Vyken, we’re waiting. Matix said.
He groaned as he looked into Danya’s sparkling green eyes. “We have to go, they’re waiting. I’d much rather finish what we started.”
Danya sighed and kissed him lightly on the mouth. Mine! “Okay, there’s lots to do, that’s for sure.” Reluctantly, she unfolded her legs from around him, and he lowered her until her feet were on the floor. She felt just a little shaky, fighting down her arousal. She gave Vyken a weak smile as he was apparently having the same problem.
“I better use the lav,” she said and hurried to take care of business. She needed a quick clean up because she didn’t want to get in the transport with three other cyborgs scenting her desire. They were not Vyken even though they would know it was for him.
Vyken gave her a knowing look when she came back out but didn’t say anything. While he was waiting, he had signaled James who was waiting in the hallway when they emerged from Danya’s cabin. He also gave his daughter a look but didn’t say anything. It wasn’t hard to figure out what they had been doing with one look at her kiss-swollen lips.
Actually, she thought her father seemed content with Vyken wooing her. He was powerful and capable of protecting her and enamored. Danya smiled. She was smitten too. They walked to the lift together with Vyken resting his hand on Danya’s back.
On their way to the landing bay, they stopped at the storeroom, and Vyken went inside and brought out two side arms with belts and holsters for Danya and James. He handed one to each of them.
“We’ll just go outside for a few minutes, and I will show you how to used them,” Vyken said. “Jolt and Brekar set up a target for you to practice.” James and Danya put on the belts and went out into the grassy field beside the ship. Vyken showed Danya the settings and how to sight it while Brekar showed James. It didn’t take long for then both to get the hang of shooting the beam weapon. Neither was a crack shot, but a broad beam setting could be used if necessary.
It made Vyken feel better for them to be armed in case they got separated and he c
ouldn’t protect Danya or her father. He and his brothers would protect them with their lives, but they all knew how things could go wrong in a battle situation.
Half an hour later, they were headed back to Chicago. James directed them to a section where he knew of people who would jump at the chance for a better life with food and shelter for their children.
Matix set the transport down in an open lot near where Danya and her father had lived for the last three months. Three other families lived in the same building that was just a hovel. It didn’t look safe to enter with only two stories, and the basement left. The windows were gone.
There was no heat, electricity or running water almost anywhere in the city, but they were near the river. The quality of the water for drinking was questionable. Rainwater was safer depending how it was collected. Food was scarce, but there were still fish in the river and the lake, sewer rats, and small animals. Grown over lots and greenways provided certain edible plants for those who knew what to look for.
Occasional gunfire could be heard in the distance, and small groups of gang members patrolled the streets of their territory. No place was truly safe.

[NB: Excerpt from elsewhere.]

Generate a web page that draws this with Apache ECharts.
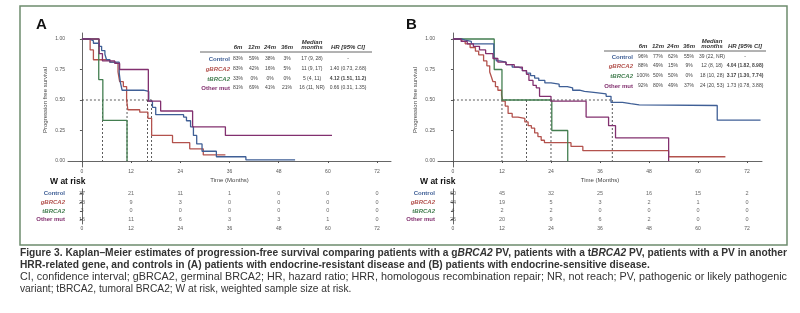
<!DOCTYPE html>
<html lang="en">
<head>
<meta charset="UTF-8">
<title>Figure 3</title>
<script src="https://cdn.jsdelivr.net/npm/echarts@6/dist/echarts.min.js"></script>
<style>
  html, body { margin: 0; padding: 0; background: #fff; }
  #main { width: 800px; height: 313px; }
</style>
</head>
<body>
<div id="main"></div>
<script>
// ---- data ----
var groups = ['Control', 'gBRCA2', 'tBRCA2', 'Other mut']
var colors = ['#3f5f96', '#b3524d', '#437e50', '#82306f']
var timeTicks = [0, 12, 24, 36, 48, 60, 72]
var survTicks = [0, 0.25, 0.5, 0.75, 1]

// panel A: endocrine-resistant  [month, survival]
var ctrlA = [[0,1],[1.9,0.985],[2.8,0.965],[4.2,0.94],[4.8,0.905],[5.6,0.875],[6,0.83],[6.8,0.81],[9.1,0.72],[9.4,0.64],[9.8,0.58],[15,0.57],[16.3,0.49],[17.2,0.44],[18,0.38],[24.8,0.36],[25.5,0.33],[26.5,0.28],[27.2,0.21],[28,0.14],[29.3,0.08],[32.8,0.035],[40,0.01],[52,0.01]]
var gA = [[0,1],[2,0.91],[2.8,0.83],[6.8,0.81],[8,0.8],[8.8,0.73],[9.2,0.65],[10.1,0.61],[10.9,0.5],[11.2,0.42],[14.1,0.4],[16.1,0.35],[17,0.21],[22.1,0.15],[26.3,0.1],[29.6,0.05],[35,0.05]]
var tA = [[0,1],[4.1,0.667],[5.1,0.333],[11,0]]
var otherA = [[0,1],[4.2,0.88],[5,0.82],[8,0.8],[9.2,0.75],[16.2,0.49],[19.2,0.41],[27,0.28],[35,0.21],[61,0.21]]
var mediansA = [5, 11, 16, 17]
var riskA = [[37,21,11,1,0,0,0],[23,9,3,0,0,0,0],[3,0,0,0,0,0,0],[16,11,6,3,3,1,0]]
var statsA = [
  ['83%','59%','38%','3%','17 (9, 28)','-'],
  ['83%','42%','16%','5%','11 (9, 17)','1.40 (0.73, 2.68)'],
  ['33%','0%','0%','0%','5 (4, 11)','4.12 (1.51, 11.2)'],
  ['81%','69%','41%','21%','16 (11, NR)','0.66 (0.31, 1.35)']
]
var hrBoldA = [false, false, true, false]

// panel B: endocrine-sensitive
var ctrlB = [[0,1],[2,0.99],[3,0.98],[4.5,0.96],[10,0.84],[10.6,0.82],[11.5,0.81],[13,0.79],[14.5,0.77],[16,0.76],[17,0.74],[18,0.72],[19,0.7],[20,0.68],[21,0.66],[22.5,0.64],[24,0.63],[26,0.61],[28,0.6],[29.3,0.58],[31,0.57],[32.2,0.56],[35,0.55],[37.5,0.53],[38.7,0.48],[41.5,0.47],[43.5,0.46],[45.6,0.455],[64.7,0.335],[75.3,0.335]]
var gB = [[0,1],[2.2,0.98],[3,0.96],[4.2,0.93],[5.5,0.9],[6.3,0.87],[7.5,0.82],[8.3,0.78],[9,0.73],[9.4,0.69],[9.8,0.65],[10.4,0.61],[11,0.58],[11.9,0.54],[12.2,0.49],[12.8,0.45],[13.5,0.39],[14.5,0.36],[15.9,0.35],[17.6,0.32],[18.4,0.29],[19.2,0.27],[20,0.23],[20.8,0.2],[21.6,0.17],[22.4,0.15],[28.9,0.12],[31.8,0.085],[52.8,0.035],[66.7,0.035]]
var tB = [[0,1],[10.1,0.75],[12,0.5],[24.2,0.25],[28.1,0]]
var otherB = [[0,1],[2,0.98],[3.5,0.96],[5,0.94],[6.5,0.91],[8,0.88],[9.8,0.84],[11,0.81],[13,0.79],[15,0.77],[17,0.74],[18,0.71],[18.6,0.66],[19.6,0.62],[20.4,0.6],[21.2,0.53],[24,0.49],[32.6,0.36],[38.1,0.29],[39.8,0.19],[52.8,0]]
var mediansB = [12, 18, 24, 39]
var riskB = [[60,45,32,25,16,15,2],[44,19,5,3,2,1,0],[4,2,2,0,0,0,0],[26,20,9,6,2,0,0]]
var statsB = [
  ['96%','77%','62%','55%','39 (22, NR)','-'],
  ['88%','49%','15%','9%','12 (8, 18)','4.04 (1.82, 8.98)'],
  ['100%','50%','50%','0%','18 (10, 28)','3.17 (1.30, 7.74)'],
  ['92%','80%','49%','37%','24 (20, 53)','1.73 (0.78, 3.88)']
]
var hrBoldB = [false, true, true, false]

var statHeads = ['6m', '12m', '24m', '36m', 'Median', 'HR [95% CI]']

// caption pieces: [style, text]
var caption = [
  [['f', 'Figure 3.'], ['b', ' Kaplan\u2013Meier estimates of progression-free survival comparing patients with a g'], ['bi', 'BRCA2'], ['b', ' PV, patients with a t'], ['bi', 'BRCA2'], ['b', ' PV, patients with a PV in another']],
  [['b', 'HRR-related gene, and controls in (A) patients with endocrine-resistant disease and (B) patients with endocrine-sensitive disease.']],
  [['r', 'CI, confidence interval; gBRCA2, germinal BRCA2; HR, hazard ratio; HRR, homologous recombination repair; NR, not reach; PV, pathogenic or likely pathogenic']],
  [['r', 'variant; tBRCA2, tumoral BRCA2; W at risk, weighted sample size at risk.']]
]

// ---- layout ----
var FONT = 'Liberation Sans, Arial, sans-serif'
var panels = [
  { letter: 'A', curves: [ctrlA, gA, tA, otherA], medians: mediansA, risk: riskA, stats: statsA, hrBold: hrBoldA,
    left: 68, width: 323, xMin: -3.4, xMax: 75.4,
    tab: { labelRight: 230, cols: [238, 254, 270, 287, 312, 348], head: 47, rows: [59, 69, 79, 88], rule: [200, 372, 52] } },
  { letter: 'B', curves: [ctrlB, gB, tB, otherB], medians: mediansB, risk: riskB, stats: statsB, hrBold: hrBoldB,
    left: 438, width: 324, xMin: -3.66, xMax: 75.66,
    tab: { labelRight: 633, cols: [643, 658, 673, 689, 712, 745], head: 46, rows: [57, 66, 76, 86], rule: [604, 766, 51] } }
]

var axisGrey = '#555'
var grids = [], xAxes = [], yAxes = [], series = [], graphics = []

function labelRich() {
  var r = {}
  groups.forEach(function (g, i) {
    r['c' + i] = { color: colors[i], fontWeight: 'bold', fontStyle: (i === 1 || i === 2) ? 'italic' : 'normal', fontSize: 6, fontFamily: FONT }
  })
  return r
}

function txt(x, y, text, o) {
  o = o || {}
  graphics.push({
    type: 'text', x: x, y: y, silent: true, scaleX: o.scaleX || 1,
    style: {
      text: text, fill: o.color || '#333', align: o.align || 'left', verticalAlign: 'middle',
      fontSize: o.size || 6, fontWeight: o.weight || 'normal', fontStyle: o.style || 'normal',
      fontFamily: o.family || FONT, rich: o.rich
    }
  })
}

panels.forEach(function (p, k) {
  var plotIdx = k * 2, riskIdx = k * 2 + 1
  grids.push({ left: p.left, top: 33, width: p.width, height: 134 })
  grids.push({ left: p.left, top: 189, width: p.width, height: 35 })

  var xBase = {
    type: 'value', min: p.xMin, max: p.xMax, splitLine: { show: false },
    axisLine: { lineStyle: { color: axisGrey, width: 0.9 } },
    axisTick: { customValues: timeTicks, length: 2, lineStyle: { color: axisGrey } },
    axisLabel: { customValues: timeTicks, fontSize: 5, color: '#555', margin: 2, fontFamily: FONT }
  }
  xAxes.push(Object.assign({}, xBase, { gridIndex: plotIdx, name: 'Time (Months)', nameLocation: 'middle', nameGap: 10,
    nameTextStyle: { fontSize: 6, color: '#444', fontFamily: FONT } }))
  xAxes.push(Object.assign({}, xBase, { gridIndex: riskIdx }))

  yAxes.push({
    type: 'value', gridIndex: plotIdx, min: -0.049, max: 1.049, splitLine: { show: false },
    axisLine: { show: true, lineStyle: { color: axisGrey, width: 0.9 } },
    axisTick: { show: true, customValues: survTicks, length: 2, lineStyle: { color: axisGrey } },
    axisLabel: { customValues: survTicks, fontSize: 5, color: '#555', margin: 3, fontFamily: FONT,
      formatter: function (v) { return v.toFixed(2) } },
    name: 'Progression free survival', nameLocation: 'middle', nameRotate: 90, nameGap: 20,
    nameTextStyle: { fontSize: 6, color: '#444', fontFamily: FONT }
  })
  yAxes.push({
    type: 'category', gridIndex: riskIdx, data: groups, inverse: true,
    axisLine: { show: true, lineStyle: { color: axisGrey, width: 0.9 } },
    axisTick: { show: true, alignWithLabel: true, interval: 0, length: 2, lineStyle: { color: axisGrey } },
    axisLabel: { interval: 0, margin: 3, formatter: function (v) { return '{c' + groups.indexOf(v) + '|' + v + '}' }, rich: labelRich() }
  })

  // median guides
  var maxMed = Math.max.apply(null, p.medians)
  var guides = [[[0, 0.5], [maxMed, 0.5]]].concat(p.medians.map(function (m) { return [[m, 0.5], [m, 0]] }))
  guides.forEach(function (seg) {
    series.push({ type: 'line', xAxisIndex: plotIdx, yAxisIndex: plotIdx, data: seg, showSymbol: false, silent: true,
      lineStyle: { color: '#333', width: 0.8, type: [2, 2] }, z: 1 })
  })

  // KM curves
  p.curves.forEach(function (c, i) {
    series.push({ type: 'line', name: groups[i], xAxisIndex: plotIdx, yAxisIndex: plotIdx, data: c, step: 'end',
      showSymbol: false, silent: true, lineStyle: { color: colors[i], width: 1.3 }, z: 2 + (i === 0 ? 3 : i) })
  })

  // risk numbers
  var pts = []
  p.risk.forEach(function (row, i) {
    row.forEach(function (n, j) { pts.push([timeTicks[j], groups[i], n]) })
  })
  series.push({ type: 'scatter', xAxisIndex: riskIdx, yAxisIndex: riskIdx, data: pts, symbolSize: 1, silent: true,
    itemStyle: { color: 'transparent' },
    label: { show: true, position: 'inside', fontSize: 5.5, color: '#444', fontFamily: FONT,
      formatter: function (q) { return String(q.value[2]) } } })

  // panel letter, risk title
  txt(p.left - 32, 25, p.letter, { size: 15, weight: 'bold', color: '#111' })
  txt(p.left - 18, 182, 'W at risk', { size: 8.5, weight: 'bold', color: '#111' })

  // stats table
  var t = p.tab
  statHeads.forEach(function (h, j) {
    if (h === 'Median') {
      txt(t.cols[j], t.head - 5, 'Median', { align: 'center', weight: 'bold', style: 'italic' })
      txt(t.cols[j], t.head, 'months', { align: 'center', weight: 'bold', style: 'italic' })
    } else {
      txt(t.cols[j], t.head, h, { align: 'center', weight: 'bold', style: 'italic' })
    }
  })
  graphics.push({ type: 'line', silent: true, shape: { x1: t.rule[0], y1: t.rule[2], x2: t.rule[1], y2: t.rule[2] },
    style: { stroke: '#555', lineWidth: 0.9 } })
  p.stats.forEach(function (row, i) {
    txt(t.labelRight, t.rows[i], groups[i], { align: 'right', weight: 'bold', color: colors[i],
      style: (i === 1 || i === 2) ? 'italic' : 'normal' })
    row.forEach(function (v, j) {
      var bold = j === 5 && p.hrBold[i]
      txt(t.cols[j], t.rows[i], v, { align: 'center', size: 5, weight: bold ? 'bold' : 'normal', color: '#444' })
    })
  })
})

// frame
graphics.push({ type: 'rect', silent: true, shape: { x: 20, y: 6, width: 767, height: 239 },
  style: { fill: 'none', stroke: '#6e8c6e', lineWidth: 1.5 } })

// caption, condensed horizontally to the frame width
var CAP_SIZE = 10.5
var capStyles = {
  f: { color: '#2f8a72', fontWeight: 'bold', fontStyle: 'normal' },
  b: { color: '#222', fontWeight: 'bold', fontStyle: 'normal' },
  bi: { color: '#222', fontWeight: 'bold', fontStyle: 'italic' },
  r: { color: '#333', fontWeight: 'normal', fontStyle: 'normal' }
}
var capRich = {}
Object.keys(capStyles).forEach(function (k) {
  capRich[k] = Object.assign({ fontSize: CAP_SIZE, fontFamily: FONT }, capStyles[k])
})
var mctx = document.createElement('canvas').getContext('2d')
function capWidth(line) {
  var w = 0
  line.forEach(function (seg) {
    var s = capStyles[seg[0]]
    mctx.font = s.fontStyle + ' ' + s.fontWeight + ' ' + CAP_SIZE + 'px ' + FONT
    w += mctx.measureText(seg[1]).width
  })
  return w
}
var capScale = 767 / capWidth(caption[0])
caption.forEach(function (line, i) {
  var str = line.map(function (seg) { return '{' + seg[0] + '|' + seg[1] + '}' }).join('')
  var sc = i === 2 ? 767 / capWidth(line) : capScale
  txt(20, 253 + i * 12, str, { rich: capRich, scaleX: sc })
})

var myChart = echarts.init(document.getElementById('main'))
myChart.setOption({
  animation: false,
  grid: grids,
  xAxis: xAxes,
  yAxis: yAxes,
  series: series,
  graphic: graphics
})
</script>
</body>
</html>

The cyborgs waited outside the building while James and Danya went inside to talk to the people about moving to the Enclave. They also stopped to pick up a what few possessions that they valued. Though he hated to leave any of them, James didn’t take the entire pile of tattered books he had collected.
It didn’t take James and Danya long to convince their friends that they would have a better life in the enclave. Food, water, and a safe place for their children were more than they could hope for in the ruins of a once renowned city. Seeing their two friends in fresh, clean clothing and well rested was enough to convince them.
While those people collected their meager possessions, the cyborgs accompanied the father and daughter to two more tattered buildings. One woman didn’t want to leave because her mate was out looking for food, but with everyone else going, she was afraid to stay alone.